Post by Rach3 » Wed Oct 06, 2021 11:06 am

Fox Dakota News Now , April 14, 2021

PIERRE, S.D. (KOTA) - As an influx of immigrants make their way to America’s southern border, Governor Kristi Noem says that she does not intend for South Dakota to accept them.

However, that decision is ultimately not hers.

“The state, governor, cities, counties... Nobody has any authority over federal immigration law,” said Taneeza Islam, Executive Director for South Dakota Voices for Peace. “These children, when they come to South Dakota, they aren’t part of any agency. They are staying with people they presumably have a relationship with, and are vetted through the Health and Human Services office of refugee settlement.”

Islam also called the Governor’s tweets “un-American, racist, and heartless.”


Former President Donald Trump issued an executive order allowing states and cities to refuse to accept refugees. Current President Joe Biden struck down that order in February.
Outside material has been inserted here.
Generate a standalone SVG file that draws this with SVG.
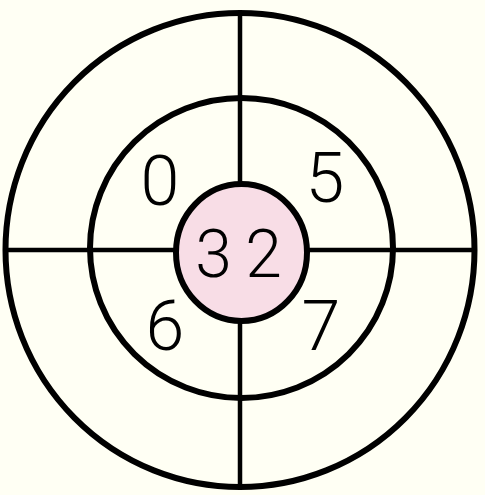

The announcement comes in light of the Biden administration asking states to volunteer to house displaced migrant children. However, Noem’s office said that they had not been asked directly by the administration to do so yet.

From October 2020 to February 2021, only 20 unaccompanied minors came to South Dakota. Islam says that although Voice for Peace has not seen a notable increase in the number of immigrants coming to South Dakota since the beginning of the Biden presidency, they have not ruled it out as a possibility either.

“We are expecting a surge of young children who are at our border right now to make their way up to South Dakota,” Islam said. “(And) Probably see our numbers increase.”

Immigration advocates say that immigrants play an important role in South Dakota’s economy. Namely in its two biggest industries, agriculture and tourism.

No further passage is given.